RECORD LIST

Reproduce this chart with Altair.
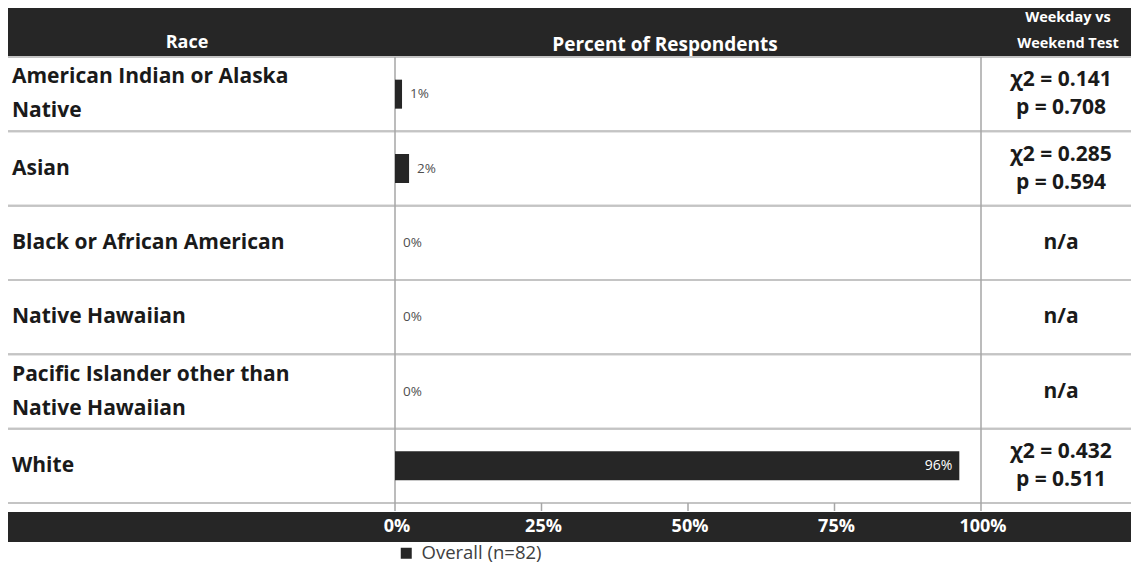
import altair as alt
import pandas as pd

# ---- data ----
races = [
    "American Indian or Alaska Native",
    "Asian",
    "Black or African American",
    "Native Hawaiian",
    "Pacific Islander other than Native Hawaiian",
    "White",
]
race_labels = [
    "American Indian or Alaska\nNative",
    "Asian",
    "Black or African American",
    "Native Hawaiian",
    "Pacific Islander other than\nNative Hawaiian",
    "White",
]
pct = [1.2, 2.4, 0.0, 0.0, 0.0, 96.3]
pct_labels = ["1%", "2%", "0%", "0%", "0%", "96%"]
tests = [
    "χ2 = 0.141\np = 0.708",
    "χ2 = 0.285\np = 0.594",
    "n/a",
    "n/a",
    "n/a",
    "χ2 = 0.432\np = 0.511",
]
tick_values = [0, 25, 50, 75, 100]
tick_labels = ["0%", "25%", "50%", "75%", "100%"]
series_name = "Overall (n=82)"
header_race = "Race"
header_pct = "Percent of Respondents"
header_test = "Weekday vs\nWeekend Test"

# ---- layout ----
W, H = 1123, 560
HEADER_BOTTOM = 49
ROWS_TOP, ROWS_BOTTOM = 49, 495
BAR_TOP, BAR_BOTTOM = 504, 534
FONT = "Open Sans"
DARK = "#262626"
GRID = "#c4c4c4"
TXT = "#1a1a1a"

df = pd.DataFrame({
    "race": races,
    "label": race_labels,
    "pct": pct,
    "pct_label": pct_labels,
    "test": tests,
    "series": [series_name] * len(races),
})
ticks = pd.DataFrame({"v": tick_values, "lab": tick_labels})
one = pd.DataFrame({"a": [0]})

xs = alt.Scale(domain=[0, 100], range=[387, 973])
ys = alt.Scale(domain=races, range=[ROWS_TOP, ROWS_BOTTOM], paddingInner=0, paddingOuter=0)
X = lambda f: alt.X(f, scale=xs, axis=None)
Y = alt.Y("race:N", scale=ys, axis=None)

header = alt.Chart(one).mark_rect(color=DARK).encode(
    x=alt.value(0), x2=alt.value(W), y=alt.value(0), y2=alt.value(HEADER_BOTTOM)
)
header_txt1 = alt.Chart(pd.DataFrame({"t": [header_race]})).mark_text(
    font=FONT, fontWeight="bold", fontSize=18, color="white", align="center", baseline="middle"
).encode(x=alt.value(179), y=alt.value(35), text="t:N")
header_txt2 = alt.Chart(pd.DataFrame({"t": [header_pct]})).mark_text(
    font=FONT, fontWeight="bold", fontSize=19, color="white", align="center", baseline="middle"
).encode(x=alt.value(657), y=alt.value(37), text="t:N")
header_txt3 = alt.Chart(pd.DataFrame({"t": [header_test]})).mark_text(
    font=FONT, fontWeight="bold", fontSize=14.5, color="white", align="center", baseline="middle",
    lineBreak="\n", lineHeight=26, dy=-13
).encode(x=alt.value(1060), y=alt.value(23), text="t:N")

row_top = alt.Chart(df).mark_rule(color=GRID, strokeWidth=2).encode(
    x=alt.value(0), x2=alt.value(W), y=alt.Y("race:N", scale=ys, axis=None, bandPosition=0)
)
row_bot = alt.Chart(df).mark_rule(color=GRID, strokeWidth=2).encode(
    x=alt.value(0), x2=alt.value(W), y=alt.Y("race:N", scale=ys, axis=None, bandPosition=1)
)

dividers = alt.Chart(ticks).transform_filter("datum.v == 0 || datum.v == 100").mark_rule(
    color="#a6a6a6", strokeWidth=1.5
).encode(x=X("v:Q"), y=alt.value(ROWS_TOP), y2=alt.value(ROWS_BOTTOM))
tick_marks = alt.Chart(ticks).mark_rule(color="#a6a6a6", strokeWidth=1.5).encode(
    x=X("v:Q"), y=alt.value(ROWS_BOTTOM), y2=alt.value(ROWS_BOTTOM + 8)
)

bars = alt.Chart(df).mark_bar(size=29).encode(
    x=X("pct:Q"),
    y=Y,
    color=alt.Color(
        "series:N",
        scale=alt.Scale(range=[DARK]),
        legend=alt.Legend(
            orient="none", legendX=389, legendY=536, title=None, symbolType="square",
            symbolSize=121, symbolStrokeWidth=0, labelFont=FONT, labelFontSize=18.5,
            labelColor="#404040", padding=0, labelOffset=6,
        ),
    ),
)
lab_out = alt.Chart(df).transform_filter("datum.pct < 50").mark_text(
    font=FONT, fontSize=13.5, color="#505050", align="left", baseline="middle", dx=8
).encode(x=X("pct:Q"), y=Y, text="pct_label:N")
lab_in = alt.Chart(df).transform_filter("datum.pct >= 50").mark_text(
    font=FONT, fontSize=14, color="white", align="right", baseline="middle", dx=-7
).encode(x=X("pct:Q"), y=Y, text="pct_label:N")

MULTI_LABEL = "indexof(datum.label, '\\n') >= 0"
MULTI_TEST = "indexof(datum.test, '\\n') >= 0"
race_style = dict(font=FONT, fontWeight="bold", fontSize=21, color=TXT, align="left",
                  baseline="middle", lineBreak="\n", lineHeight=34)
race_single = alt.Chart(df).transform_filter("!(" + MULTI_LABEL + ")").mark_text(
    **race_style).encode(x=alt.value(4), y=Y, text="label:N")
race_multi = alt.Chart(df).transform_filter(MULTI_LABEL).mark_text(
    dy=-17, **race_style).encode(x=alt.value(4), y=Y, text="label:N")

test_style = dict(font=FONT, fontWeight="bold", fontSize=21, color=TXT, align="center",
                  baseline="middle", lineBreak="\n", lineHeight=28)
test_single = alt.Chart(df).transform_filter("!(" + MULTI_TEST + ")").mark_text(
    **test_style).encode(x=alt.value(1053), y=Y, text="test:N")
test_multi = alt.Chart(df).transform_filter(MULTI_TEST).mark_text(
    dy=-14, **test_style).encode(x=alt.value(1053), y=Y, text="test:N")

bottom = alt.Chart(one).mark_rect(color=DARK).encode(
    x=alt.value(0), x2=alt.value(W), y=alt.value(BAR_TOP), y2=alt.value(BAR_BOTTOM)
)
tick_txt = alt.Chart(ticks).mark_text(
    font=FONT, fontWeight="bold", fontSize=18, color="white", align="center", baseline="middle", dx=2
).encode(x=X("v:Q"), y=alt.value((BAR_TOP + BAR_BOTTOM) / 2), text="lab:N")

chart = alt.layer(
    header, header_txt1, header_txt2, header_txt3,
    row_top, row_bot, dividers, tick_marks,
    bars, lab_out, lab_in, race_single, race_multi, test_single, test_multi,
    bottom, tick_txt,
).properties(
    width=W, height=H, padding=0, autosize=alt.AutoSizeParams(type="none"), background="white"
).configure_view(stroke=None)

chart.save("out.html", embed_options={"renderer": "svg", "actions": False})
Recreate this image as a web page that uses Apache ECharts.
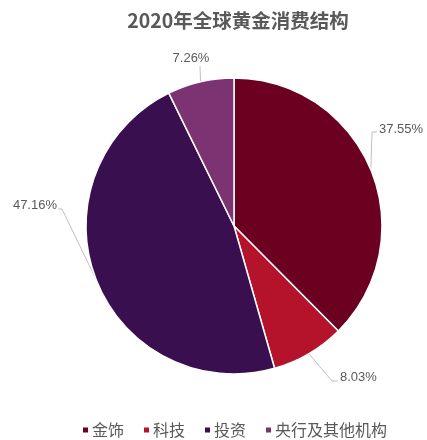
<!DOCTYPE html>
<html>
<head>
<meta charset="utf-8">
<script src="https://cdn.jsdelivr.net/npm/echarts@6/dist/echarts.min.js"></script>
<style>
	html, body { margin: 0; padding: 0; background: #fff; }
	#echarts_box { width: 427px; height: 440px; }
</style>
</head>
<body>
<div id="echarts_box"></div>
<script>
/*分类*/
var categories = ['金饰', '科技', '投资', '央行及其他机构'];
/*占比(%)*/
var shares = [37.55, 8.03, 47.16, 7.26];
/*颜色*/
var colors = ['#6B0021', '#B5132B', '#3A0F4F', '#7B3372'];

var pieData = [];
for (var i = 0; i < categories.length; i++) {
	pieData.push({ name: categories[i], value: shares[i] });
}

/*标签位置(仿Excel的最佳位置)*/
var labelSpots = [
	{ bend: [372, 132], end: [377, 132], x: 379, y: 129, align: 'left', va: 'middle' },
	{ bend: [332, 381], end: [338, 381], x: 340, y: 377, align: 'left', va: 'middle' },
	{ bend: [62, 209], end: [58, 209], x: 57, y: 205, align: 'right', va: 'middle' },
	{ bend: null, end: [200, 66], x: 191, y: 58, align: 'center', va: 'middle' }
];

var mychart = echarts.init(document.getElementById('echarts_box'));
var option = {
	color: colors,
	title: {
		text: '2020年全球黄金消费结构',
		left: 233,
		textAlign: 'center',
		top: 6,
		textStyle: {
			fontFamily: 'Noto Sans CJK SC',
			fontSize: 19.5,
			fontWeight: 'bold',
			color: '#595959'
		}
	},
	legend: {
		top: 417,
		left: 76,
		icon: 'rect',
		itemWidth: 7,
		itemHeight: 7,
		itemGap: 18,
		textStyle: {
			fontFamily: 'Noto Sans CJK SC',
			fontSize: 16,
			color: '#595959',
			padding: [0, 0, 0, -2]
		},
		data: categories
	},
	series: [{
		type: 'pie',
		center: [234, 226],
		radius: 148,
		startAngle: 90,
		clockwise: true,
		itemStyle: {
			borderColor: '#fff',
			borderWidth: 1.5
		},
		label: {
			formatter: '{c}%',
			fontFamily: 'Liberation Sans',
			fontSize: 13,
			color: '#595959',
			overflow: 'none'
		},
		labelLine: {
			length: 12,
			length2: 8,
			lineStyle: { color: '#bfbfbf', width: 1 }
		},
		labelLayout: function(params) {
			var s = labelSpots[params.dataIndex];
			var p0 = params.labelLinePoints[0];
			var pts = s.bend ? [p0, s.bend, s.end] : [p0, s.end, s.end];
			return {
				x: s.x,
				y: s.y,
				align: s.align,
				verticalAlign: s.va,
				labelLinePoints: pts
			};
		},
		data: pieData
	}]
};
mychart.setOption(option);
</script>
</body>
</html>
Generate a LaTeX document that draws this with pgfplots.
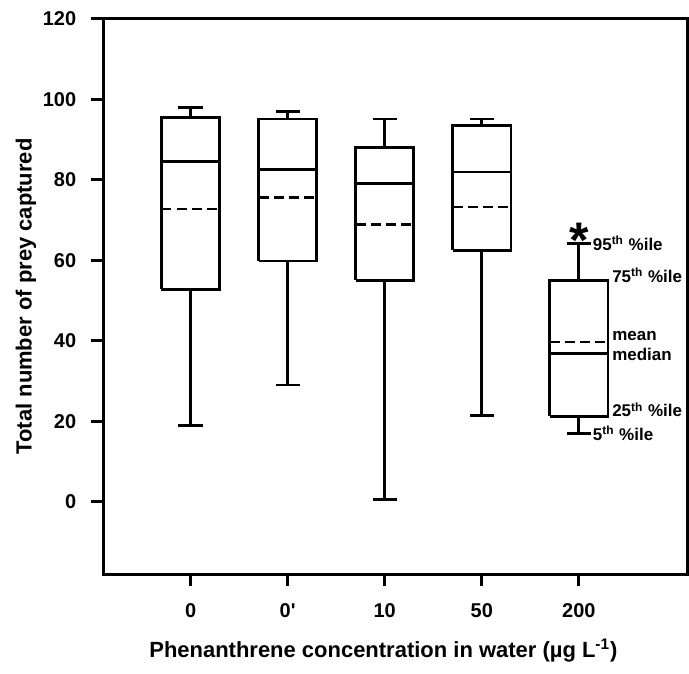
\documentclass[border=0pt]{standalone}
\usepackage{fontspec}
\setmainfont{Liberation Sans}
\usepackage{pgfplots}
\pgfplotsset{compat=1.18}

\begin{document}
\begin{tikzpicture}
\begin{axis}[
  scale only axis,
  width=292.5pt, height=278pt,
  xmin=-0.9, xmax=5.12,
  ymin=-18, ymax=120,
  ytick={0,20,...,120},
  xtick={0,1,2,3,4},
  xticklabels={0,0\textquotesingle,10,50,200},
  axis line style={line width=1.4pt},
  tick style={line width=1.4pt, black},
  tick align=outside,
  major tick length=6pt,
  xtick pos=bottom, ytick pos=left,
  /pgf/number format/assume math mode=true,
  tick label style={font=\bfseries\fontsize{10}{12}\selectfont},
  xticklabel style={yshift=-5pt},
  yticklabel style={xshift=-4pt},
  label style={font=\bfseries\fontsize{11}{13}\selectfont},
  xlabel={Phenanthrene concentration in water (µg L\textsuperscript{-1})},
  ylabel={Total number of prey captured},
  xlabel style={yshift=-4pt, xshift=-6pt},
  ylabel style={yshift=-3.5pt},
  clip=false,
  unbounded coords=jump,
  bx/.style={black, solid, line width=1.4pt, mark=none},
  mn/.style={black, line width=1.4pt, mark=none, dash pattern=on 5pt off 2.6pt},
]
% boxes (q1 to q3)
\addplot[bx] coordinates {(-0.3,52.8) (0.3,52.8) (0.3,95.5) (-0.3,95.5) (-0.3,52.8)};
\addplot[bx] coordinates {(0.7,59.8) (1.3,59.8) (1.3,95.1) (0.7,95.1) (0.7,59.8)};
\addplot[bx] coordinates {(1.7,55.0) (2.3,55.0) (2.3,88.1) (1.7,88.1) (1.7,55.0)};
\addplot[bx] coordinates {(2.7,62.5) (3.3,62.5) (3.3,93.4) (2.7,93.4) (2.7,62.5)};
\addplot[bx] coordinates {(3.7,21.2) (4.3,21.2) (4.3,54.9) (3.7,54.9) (3.7,21.2)};
% medians
\addplot[bx] coordinates {(-0.3,84.6) (0.3,84.6)};
\addplot[bx] coordinates {(0.7,82.5) (1.3,82.5)};
\addplot[bx] coordinates {(1.7,79.1) (2.3,79.1)};
\addplot[bx] coordinates {(2.7,81.9) (3.3,81.9)};
\addplot[bx] coordinates {(3.7,36.8) (4.3,36.8)};
% means
\addplot[mn] coordinates {(-0.3,72.7) (0.3,72.7)};
\addplot[mn] coordinates {(0.7,75.6) (1.3,75.6)};
\addplot[mn] coordinates {(1.7,68.9) (2.3,68.9)};
\addplot[mn] coordinates {(2.7,73.2) (3.3,73.2)};
\addplot[mn] coordinates {(3.7,39.7) (4.3,39.7)};
% whiskers (5th and 95th percentiles) with caps
\addplot[bx] coordinates {(-0.125,19.0) (0.125,19.0) (0,nan) (0,19.0) (0,52.8) (0,nan) (0,95.5) (0,98.0) (0,nan) (-0.125,98.0) (0.125,98.0)};
\addplot[bx] coordinates {(0.875,29.0) (1.125,29.0) (1,nan) (1,29.0) (1,59.8) (1,nan) (1,95.1) (1,97.0) (1,nan) (0.875,97.0) (1.125,97.0)};
\addplot[bx] coordinates {(1.875,0.5) (2.125,0.5) (2,nan) (2,0.5) (2,55.0) (2,nan) (2,88.1) (2,95.1) (2,nan) (1.875,95.1) (2.125,95.1)};
\addplot[bx] coordinates {(2.875,21.5) (3.125,21.5) (3,nan) (3,21.5) (3,62.5) (3,nan) (3,93.4) (3,95.1) (3,nan) (2.875,95.1) (3.125,95.1)};
\addplot[bx] coordinates {(3.875,16.9) (4.125,16.9) (4,nan) (4,16.9) (4,21.2) (4,nan) (4,54.9) (4,64.2) (4,nan) (3.875,64.2) (4.125,64.2)};

\begin{scope}[font=\bfseries\fontsize{8.5}{9}\selectfont, inner sep=0pt]
\node[anchor=west] at (axis cs:4.14,64.2) {95\textsuperscript{th} \%ile};
\node[anchor=west] at (axis cs:4.34,56.3) {75\textsuperscript{th} \%ile};
\node[anchor=west] at (axis cs:4.34,41.2) {mean};
\node[anchor=west] at (axis cs:4.34,36.6) {median};
\node[anchor=west] at (axis cs:4.34,22.8) {25\textsuperscript{th} \%ile};
\node[anchor=west] at (axis cs:4.14,17.0) {5\textsuperscript{th} \%ile};
\node at (axis cs:4,65.0) {\fontsize{25}{25}\selectfont *};
\end{scope}
\end{axis}
% white margins as in the reference
\path ([shift={(-4.5pt,-2.5pt)}]current bounding box.south west);
\path ([shift={(0pt,2.5pt)}]current bounding box.north east);
\end{tikzpicture}
\end{document}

PROBLEM DESCRIPTION
Scan the lines for the string "this". Copy out each line that matches.

FINISHED TASK
Reproduce this chart with Altair.
Recreate this image as a web page that uses Apache ECharts.
Generate a LaTeX document that draws this with pgfplots.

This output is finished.